What is being asked:
In the entries below, repeat only the lines between those holding "Convert this diagram to TikZ code." and "(l9) at (178,520)", inclusive. Leave pictures out.

(Rows from a dataset of charts and code)
-- Begin --

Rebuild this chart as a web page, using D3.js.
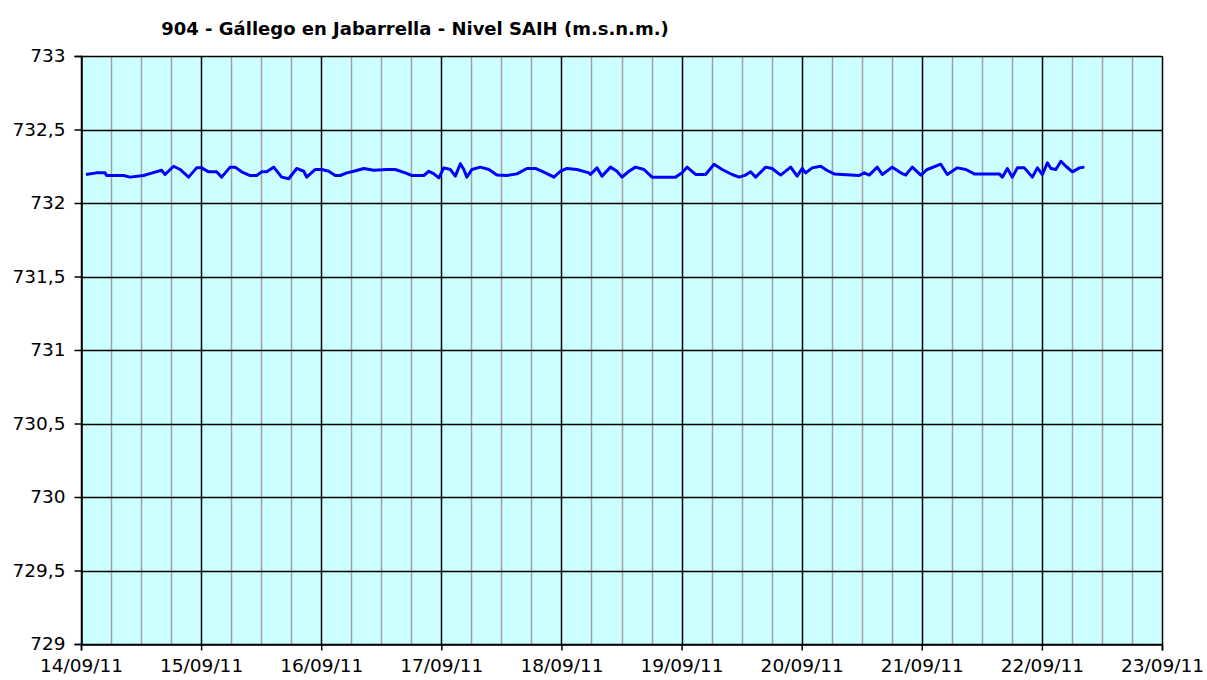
<!DOCTYPE html>
<meta charset="utf-8">
<style>
body { margin: 0; background: #fff; }
svg text { font-family: "DejaVu Sans", sans-serif; fill: #000; }
.title { font-size: 18px; font-weight: bold; }
.tick text { font-size: 18.5px; }
</style>
<svg width="1207" height="680"></svg>
<script src="https://d3js.org/d3.v7.min.js"></script>
<script>

// series start: 14/09/2011 00:00, offsets in hours
var startDate = new Date(2011, 8, 14, 0, 0);
var hours = [1.0, 3.1, 4.8, 5.1, 8.5, 9.8, 12.5, 14.1, 16.1, 16.8, 18.5, 19.8, 21.5, 23.1, 24.1,
  25.5, 27.1, 28.1, 29.8, 30.8, 32.1, 33.8, 35.1, 36.1, 37.1, 38.5, 40.1, 41.5, 43.1, 44.5,
  45.1, 46.8, 48.1, 49.5, 50.8, 51.8, 53.1, 54.5, 56.5, 58.5, 61.1, 62.8, 64.8, 66.1, 68.5,
  69.5, 70.5, 71.5, 72.5, 73.8, 74.8, 75.8, 76.5, 77.1, 78.1, 79.8, 81.5, 83.1, 85.1, 87.1,
  89.1, 90.8, 92.8, 94.5, 95.8, 97.1, 99.1, 101.5, 101.8, 103.1, 104.1, 105.8, 107.1, 108.1,
  109.5, 110.8, 112.5, 114.1, 118.8, 120.1, 121.1, 122.8, 124.8, 126.5, 128.1, 130.1, 131.5,
  132.8, 133.8, 134.8, 136.8, 138.1, 139.8, 141.8, 143.1, 144.1, 144.8, 146.1, 147.8, 149.1,
  150.5, 152.1, 155.5, 156.5, 157.5, 159.1, 160.1, 162.1, 163.8, 164.8, 166.1, 167.8, 169.1,
  171.8, 173.1, 175.1, 176.8, 178.5, 183.5, 184.1, 185.1, 186.1, 187.1, 188.5, 190.1, 191.1,
  192.1, 193.1, 193.8, 194.8, 195.8, 196.8, 198.1, 199.5, 200.5];
var levels = [732.194, 732.205, 732.205, 732.187, 732.187, 732.176, 732.187, 732.203, 732.223, 732.194,
  732.250, 732.228, 732.176, 732.239, 732.239, 732.212, 732.212, 732.176, 732.244, 732.244,
  732.212, 732.187, 732.187, 732.212, 732.212, 732.244, 732.176, 732.165, 732.235, 732.216,
  732.176, 732.228, 732.228, 732.216, 732.187, 732.187, 732.205, 732.216, 732.235, 732.223,
  732.228, 732.228, 732.205, 732.187, 732.187, 732.216, 732.198, 732.171, 732.239, 732.228,
  732.183, 732.267, 732.228, 732.176, 732.228, 732.244, 732.228, 732.190, 732.187, 732.198,
  732.235, 732.235, 732.205, 732.176, 732.216, 732.235, 732.228, 732.205, 732.194, 732.239,
  732.183, 732.244, 732.216, 732.176, 732.216, 732.244, 732.228, 732.176, 732.176, 732.205,
  732.244, 732.194, 732.194, 732.264, 732.228, 732.194, 732.176, 732.190, 732.212, 732.176,
  732.244, 732.235, 732.190, 732.244, 732.183, 732.235, 732.205, 732.239, 732.250, 732.221,
  732.198, 732.194, 732.187, 732.205, 732.190, 732.244, 732.194, 732.244, 732.205, 732.190,
  732.244, 732.190, 732.228, 732.264, 732.194, 732.239, 732.228, 732.198, 732.198, 732.176,
  732.235, 732.176, 732.239, 732.239, 732.176, 732.239, 732.194, 732.273, 732.235, 732.228,
  732.284, 732.250, 732.212, 732.239, 732.244];
var yTicks = [729, 729.5, 730, 730.5, 731, 731.5, 732, 732.5, 733];
var titleText = "904 - Gállego en Jabarrella - Nivel SAIH (m.s.n.m.)";

var svg = d3.select("svg"),
    plotLeft = 81, plotRight = 1162, plotTop = 56, plotBottom = 644;

var x = d3.scaleTime()
    .domain([new Date(2011, 8, 14), new Date(2011, 8, 23)])
    .range([plotLeft, plotRight]);

var y = d3.scaleLinear()
    .domain([729, 733])
    .range([plotBottom, plotTop]);

var data = hours.map(function(h, i) {
  return { date: d3.timeMinute.offset(startDate, Math.round(h * 60)), value: levels[i] };
});

svg.append("rect")
    .attr("x", plotLeft).attr("y", plotTop)
    .attr("width", plotRight - plotLeft).attr("height", plotBottom - plotTop)
    .attr("fill", "#ccffff");

// minor grid, every 6 hours
svg.append("g")
  .selectAll("line")
  .data(d3.timeHour.every(6).range(x.domain()[0], x.domain()[1]).filter(function(d) { return d.getHours() !== 0; }))
  .enter().append("line")
    .attr("x1", function(d) { return Math.round(x(d)) + 0.5; })
    .attr("x2", function(d) { return Math.round(x(d)) + 0.5; })
    .attr("y1", plotTop).attr("y2", plotBottom)
    .attr("stroke", "#a0a0a0").attr("stroke-width", 1.5);

// major grid
svg.append("g")
  .selectAll("line")
  .data(d3.timeDay.range(x.domain()[0], d3.timeDay.offset(x.domain()[1], 1)))
  .enter().append("line")
    .attr("x1", function(d) { return Math.round(x(d)) + 0.5; })
    .attr("x2", function(d) { return Math.round(x(d)) + 0.5; })
    .attr("y1", plotTop).attr("y2", plotBottom)
    .attr("stroke", "#000").attr("stroke-width", 1.5);

svg.append("g")
  .selectAll("line")
  .data(yTicks)
  .enter().append("line")
    .attr("x1", plotLeft).attr("x2", plotRight)
    .attr("y1", function(d) { return Math.round(y(d)) + 0.5; })
    .attr("y2", function(d) { return Math.round(y(d)) + 0.5; })
    .attr("stroke", "#000").attr("stroke-width", 1.5);

var line = d3.line()
    .x(function(d) { return x(d.date); })
    .y(function(d) { return y(d.value); });

svg.append("path")
    .datum(data)
    .attr("fill", "none")
    .attr("stroke", "#0000ff")
    .attr("stroke-width", 3)
    .attr("stroke-linejoin", "round")
    .attr("d", line);

var fmtNum = function(d) { return String(d).replace(".", ","); };

svg.append("g")
    .attr("class", "axis")
    .attr("transform", "translate(" + (plotLeft + 0.5) + ",0)")
    .call(d3.axisLeft(y).tickValues(yTicks).tickFormat(fmtNum).tickSize(7).tickPadding(9));

svg.append("g")
    .attr("class", "axis")
    .attr("transform", "translate(0," + (plotBottom + 0.5) + ")")
    .call(d3.axisBottom(x).ticks(d3.timeDay.every(1)).tickFormat(d3.timeFormat("%d/%m/%y")).tickSize(6).tickPadding(8));

svg.selectAll(".axis").attr("font-family", null).attr("font-size", null);
svg.selectAll(".axis .domain").attr("stroke", "#000").attr("stroke-width", 1.5);
svg.selectAll(".axis .tick line").attr("stroke", "#000").attr("stroke-width", 1.5);
svg.selectAll(".axis text").attr("fill", "#000");

svg.append("text")
    .attr("class", "title")
    .attr("x", 415)
    .attr("y", 35)
    .attr("text-anchor", "middle")
    .text(titleText);

</script>
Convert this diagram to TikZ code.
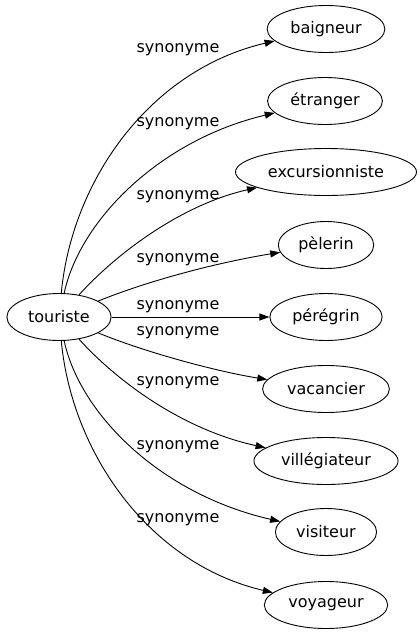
\documentclass[tikz,border=0pt]{standalone}
\usepackage{fontspec}
\setmainfont{DejaVu Sans}
\usepackage{tikz}
\usetikzlibrary{positioning,arrows.meta,shapes}

\begin{document}
\begin{tikzpicture}[x=1pt, y=-1pt, line width=0.9pt,
    word/.style={draw, ellipse, inner xsep=6pt, inner ysep=0pt, minimum height=47pt,
      font=\fontsize{16}{19}\selectfont},
    rel/.style={inner sep=0pt, font=\fontsize{16}{19}\selectfont},
    syn/.style={-{Triangle[length=10pt,width=7pt]}}]
  \useasboundingbox (0,0) rectangle (420,635);

  \node[word] (touriste) at (59,317) {touriste};

  \node[word] (baigneur)       at (326,29)  {baigneur};
  \node[word] (etranger)       at (325,101) {étranger};
  \node[word] (excursionniste) at (326,172) {excursionniste};
  \node[word] (pelerin)        at (326,245) {pèlerin};
  \node[word] (peregrin)       at (326,317) {pérégrin};
  \node[word] (vacancier)      at (326,389) {vacancier};
  \node[word] (villegiateur)   at (326,461) {villégiateur};
  \node[word] (visiteur)       at (326,532) {visiteur};
  \node[word] (voyageur)       at (326,605) {voyageur};

  % edge labels
  \node[rel] (l1) at (178,50)  {synonyme};
  \node[rel] (l2) at (178,124) {synonyme};
  \node[rel] (l3) at (178,197) {synonyme};
  \node[rel] (l4) at (178,260) {synonyme};
  \node[rel] (l5) at (178,307) {synonyme};
  \node[rel] (l6) at (178,333) {synonyme};
  \node[rel] (l7) at (178,383) {synonyme};
  \node[rel] (l8) at (178,447) {synonyme};
  \node[rel] (l9) at (178,520) {synonyme};

  \draw[syn] (touriste) .. controls (72,180) and (150,70) .. (baigneur);
  \draw[syn] (touriste) .. controls (80,220) and (160,140) .. (etranger);
  \draw[syn] (touriste) .. controls (115,255) and (180,205) .. (excursionniste);
  \draw[syn] (touriste) .. controls (150,280) and (220,262) .. (pelerin);
  \draw[syn] (touriste) -- (peregrin);
  \draw[syn] (touriste) .. controls (150,354) and (220,372) .. (vacancier);
  \draw[syn] (touriste) .. controls (115,379) and (180,429) .. (villegiateur);
  \draw[syn] (touriste) .. controls (80,414) and (160,494) .. (visiteur);
  \draw[syn] (touriste) .. controls (72,454) and (150,564) .. (voyageur);
\end{tikzpicture}
\end{document}
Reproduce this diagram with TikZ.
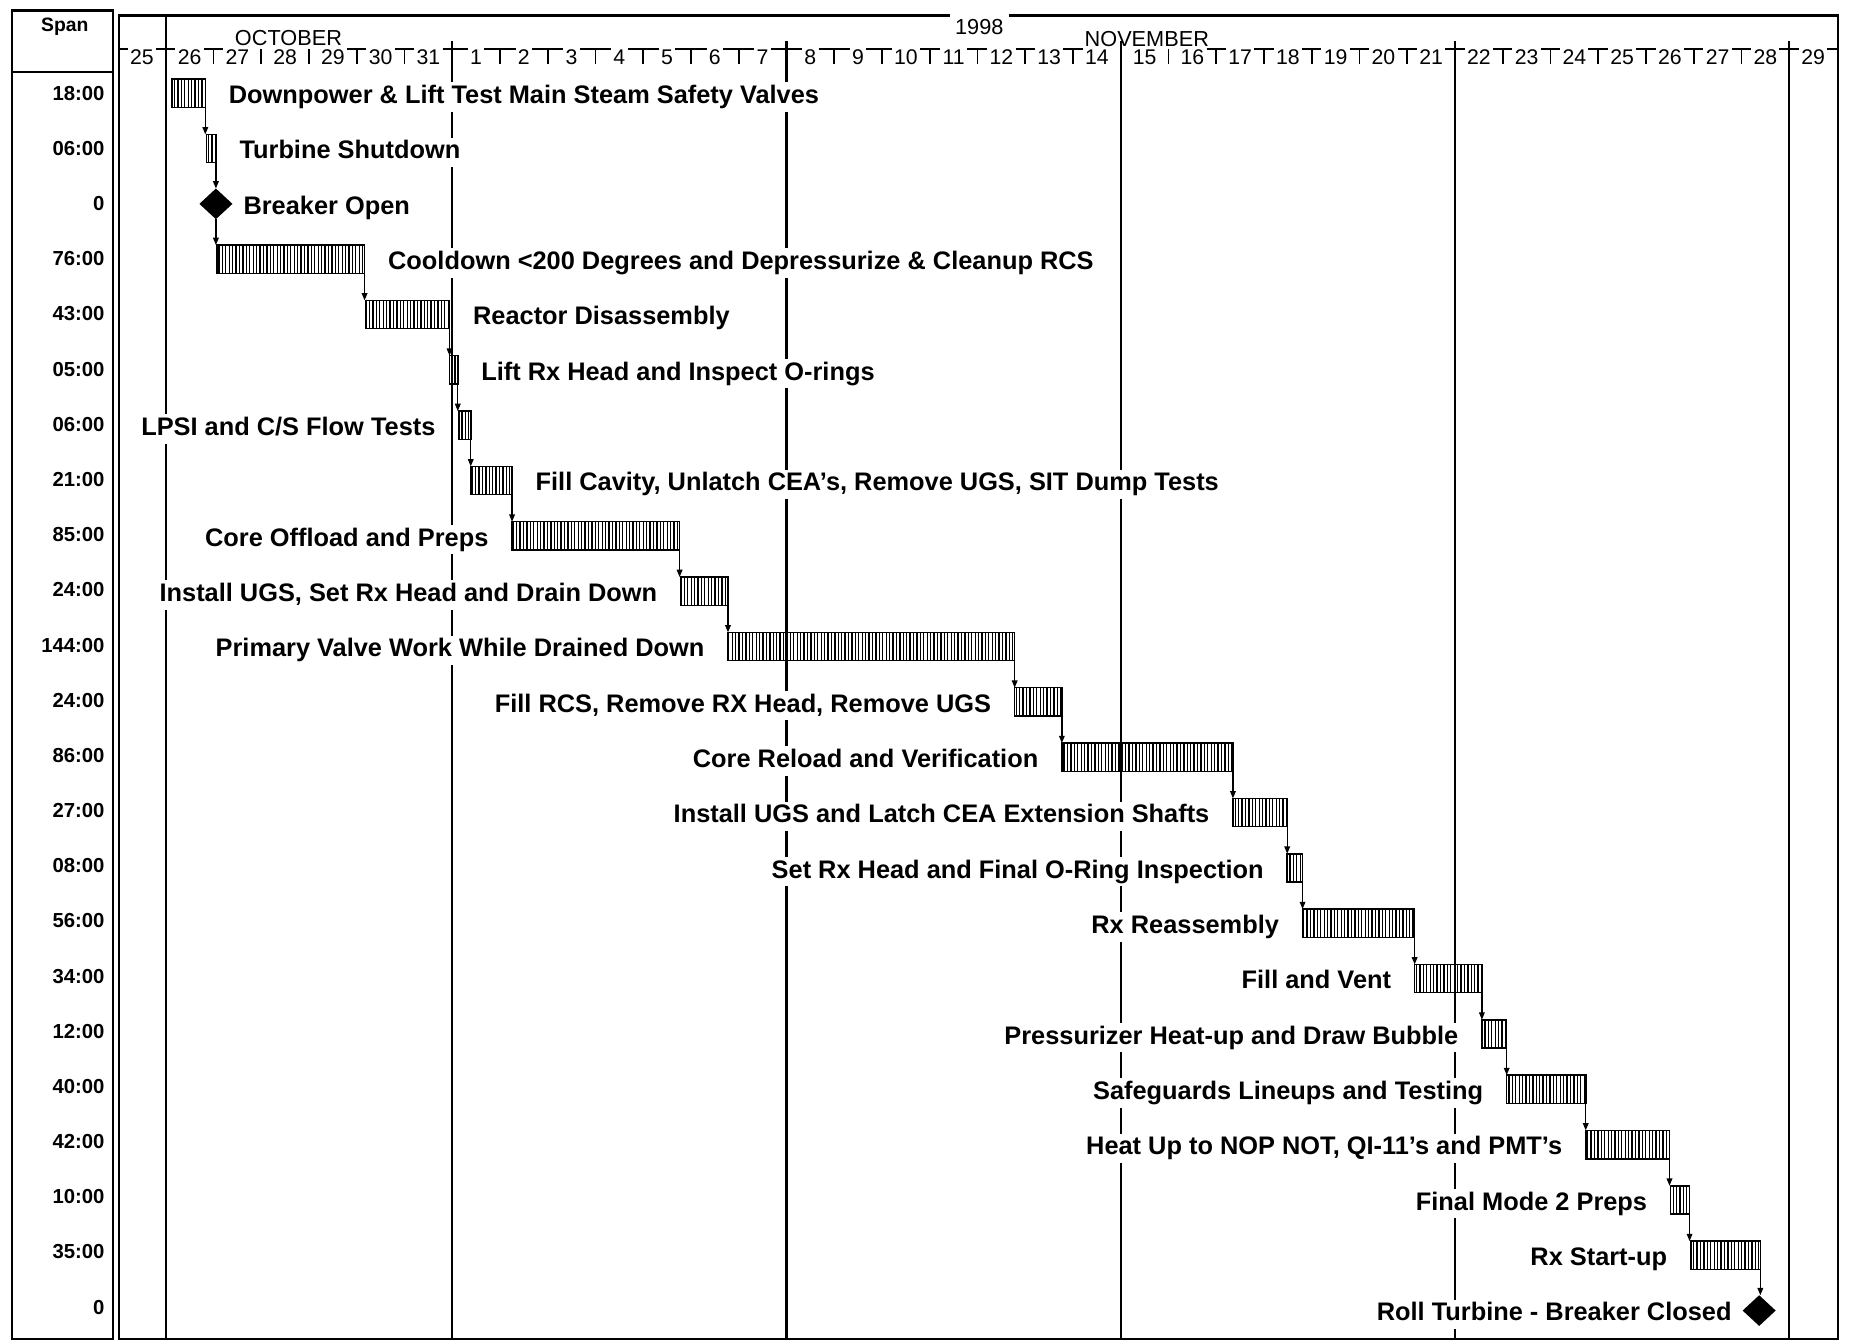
\documentclass[tikz,border=0pt]{standalone}
\usepackage{fontspec}
\setmainfont{Liberation Sans}
\usetikzlibrary{shapes.geometric,arrows.meta,patterns.meta}
\begin{document}
\begin{tikzpicture}[x=0.5pt,y=-0.5pt,
  frame/.style={line width=1pt},
  week/.style={line width=1pt},
  tick/.style={line width=0.75pt},
  bar/.style={draw, line width=0.65pt, pattern={Lines[angle=90,distance=1.45pt,line width=0.55pt]},
    minimum height=12pt, inner sep=0pt, outer sep=0pt, anchor=west},
  ms/.style={diamond, fill=black, minimum width=14pt, minimum height=13pt, inner sep=0pt, outer sep=0pt},
  lab/.style={fill=white, inner sep=1.4pt, text height=7.6pt, text depth=2pt, yshift=-1.6pt,
    font=\fontsize{10.75}{12}\selectfont\bfseries},
  spanlab/.style={anchor=east, inner sep=0pt, font=\fontsize{8.6}{10}\selectfont\bfseries},
  daylab/.style={inner xsep=0.8pt, inner ysep=0pt, font=\fontsize{9}{10}\selectfont},
  month/.style={inner xsep=1pt, inner ysep=0pt, font=\fontsize{9.2}{11}\selectfont},
  arr/.style={line width=0.55pt, -{Triangle[length=3.1pt,width=2.4pt]}},
]
\useasboundingbox (0,0) rectangle (1568,1138);

% span column frame
\draw[frame] (10,9) rectangle (96,1135);
\draw[frame] (10,61) -- (96,61);
\node[inner sep=0pt, font=\fontsize{8.2}{10}\selectfont\bfseries] (spanhdr) at (55,23) {Span};

% year label and chart frame (top edge broken by the year)
\node[month, inner xsep=2pt] (yr) at (830,22.5) {1998};
\draw[frame] (yr.east |- 0,13) -- (1558,13) -- (1558,1135) -- (101,1135) -- (101,13) -- (yr.west |- 0,13);

% day numbers and month names
\foreach \d [count=\i] in {25,26,27,28,29,30,31,1,2,3,4,5,6,7,8,9,10,11,12,13,14,15,16,17,18,19,20,21,22,23,24,25,26,27,28,29}
  \node[daylab] (day\i) at ({160.7+40.47*(\i-2)},48.5) {\d};
\node[month] (oct) at (244.5,32.5) {OCTOBER};
\node[month] (nov) at (972,33) {NOVEMBER};

% day tick row: top line broken by the numbers and month names
\draw[tick] (101,41.5) -- (day1.west |- 0,41.5);
\foreach \i [evaluate=\i as \j using int(\i+1)] in {1,2,5,6,...,20,23,24,...,35}
  \draw[tick] (day\i.east |- 0,41.5) -- (day\j.west |- 0,41.5);
\draw[tick] (day36.east |- 0,41.5) -- (1558,41.5);
\foreach \k in {0,...,34} \draw[tick] ({140.5+40.47*\k},41.5) -- ({140.5+40.47*\k},54);

% weekly lines
\draw[week] (140.5,13) -- (140.5,1135);
\foreach \k in {6,13,20,27,34} \draw[week] ({140.5+40.47*\k},35) -- ({140.5+40.47*\k},1135);

% span column
\foreach \s [count=\i from 0] in {18:00,06:00,0,76:00,43:00,05:00,06:00,21:00,85:00,24:00,144:00,24:00,86:00,27:00,08:00,56:00,34:00,12:00,40:00,42:00,10:00,35:00,0}
  \node[spanlab] (sp\i) at (89,{79+46.77*\i}) {\s};

% bars: index/start/end
\foreach \i/\xa/\xb in {1/146/174,2/175/183,4/184/309,5/310/381,6/381/388,7/389/399,8/399/434,
  9/434/576,10/577/617,11/617/860,12/860/900,13/900/1045,14/1045/1091,15/1091/1104,16/1104/1199,
  17/1199/1256,18/1256/1277,19/1277/1344,20/1344/1415,21/1416/1432,22/1433/1492}
  \node[bar, minimum width={(\xb-\xa)*0.5pt}] (b\i) at (\xa,{79+46.9*(\i-1)}) {};
\node[ms] (b3) at (183,{79+46.9*2}) {};
\node[ms] (b23) at (1491,{79+46.9*22}) {};

% labels right of bars
\foreach \i/\txt in {1/{Downpower \& Lift Test Main Steam Safety Valves},2/{Turbine Shutdown},
  4/{Cooldown <200 Degrees and Depressurize \& Cleanup RCS},5/{Reactor Disassembly},
  6/{Lift Rx Head and Inspect O-rings},8/{Fill Cavity, Unlatch CEA's, Remove UGS, SIT Dump Tests}}
  \node[lab, anchor=west, xshift=8.4pt] (t\i) at (b\i.east) {\txt};
\node[lab, anchor=west, xshift=3.1pt] (t3) at (b3.east) {Breaker Open};

% labels left of bars
\foreach \i/\txt in {7/{LPSI and C/S Flow Tests},9/{Core Offload and Preps},
  10/{Install UGS, Set Rx Head and Drain Down},11/{Primary Valve Work While Drained Down},
  12/{Fill RCS, Remove RX Head, Remove UGS},13/{Core Reload and Verification},
  14/{Install UGS and Latch CEA Extension Shafts},15/{Set Rx Head and Final O-Ring Inspection},
  16/{Rx Reassembly},17/{Fill and Vent},18/{Pressurizer Heat-up and Draw Bubble},
  19/{Safeguards Lineups and Testing},20/{Heat Up to NOP NOT, QI-11's and PMT's},
  21/{Final Mode 2 Preps},22/{Rx Start-up}}
  \node[lab, anchor=east, xshift=-8.4pt] (t\i) at (b\i.west) {\txt};
\node[lab, anchor=east, xshift=-3.1pt] (t23) at (b23.west) {Roll Turbine - Breaker Closed};

% connectors
\draw[arr] (b2.south east) -- (b2.south east |- b3.north);
\draw[arr] (b3.south) -- (b3.south |- b4.north);
\draw[arr] (b22.south east) -- (b22.south east |- b23.north);
\foreach \a/\b in {1/2,4/5,5/6,6/7,7/8,8/9,9/10,10/11,11/12,12/13,13/14,14/15,15/16,16/17,17/18,18/19,19/20,20/21,21/22}
  \draw[arr] (b\a.south east) -- (b\a.south east |- b\b.north);
\end{tikzpicture}
\end{document}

-- End --

Result below:
Convert this diagram to TikZ code.
\documentclass[tikz,border=0pt]{standalone}
\usepackage{fontspec}
\setmainfont{DejaVu Sans}
\usepackage{tikz}
\usetikzlibrary{positioning,arrows.meta,shapes}

\begin{document}
\begin{tikzpicture}[x=1pt, y=-1pt, line width=0.9pt,
    word/.style={draw, ellipse, inner xsep=6pt, inner ysep=0pt, minimum height=47pt,
      font=\fontsize{16}{19}\selectfont},
    rel/.style={inner sep=0pt, font=\fontsize{16}{19}\selectfont},
    syn/.style={-{Triangle[length=10pt,width=7pt]}}]
  \useasboundingbox (0,0) rectangle (420,635);

  \node[word] (touriste) at (59,317) {touriste};

  \node[word] (baigneur)       at (326,29)  {baigneur};
  \node[word] (etranger)       at (325,101) {étranger};
  \node[word] (excursionniste) at (326,172) {excursionniste};
  \node[word] (pelerin)        at (326,245) {pèlerin};
  \node[word] (peregrin)       at (326,317) {pérégrin};
  \node[word] (vacancier)      at (326,389) {vacancier};
  \node[word] (villegiateur)   at (326,461) {villégiateur};
  \node[word] (visiteur)       at (326,532) {visiteur};
  \node[word] (voyageur)       at (326,605) {voyageur};

  % edge labels
  \node[rel] (l1) at (178,50)  {synonyme};
  \node[rel] (l2) at (178,124) {synonyme};
  \node[rel] (l3) at (178,197) {synonyme};
  \node[rel] (l4) at (178,260) {synonyme};
  \node[rel] (l5) at (178,307) {synonyme};
  \node[rel] (l6) at (178,333) {synonyme};
  \node[rel] (l7) at (178,383) {synonyme};
  \node[rel] (l8) at (178,447) {synonyme};
  \node[rel] (l9) at (178,520) {synonyme};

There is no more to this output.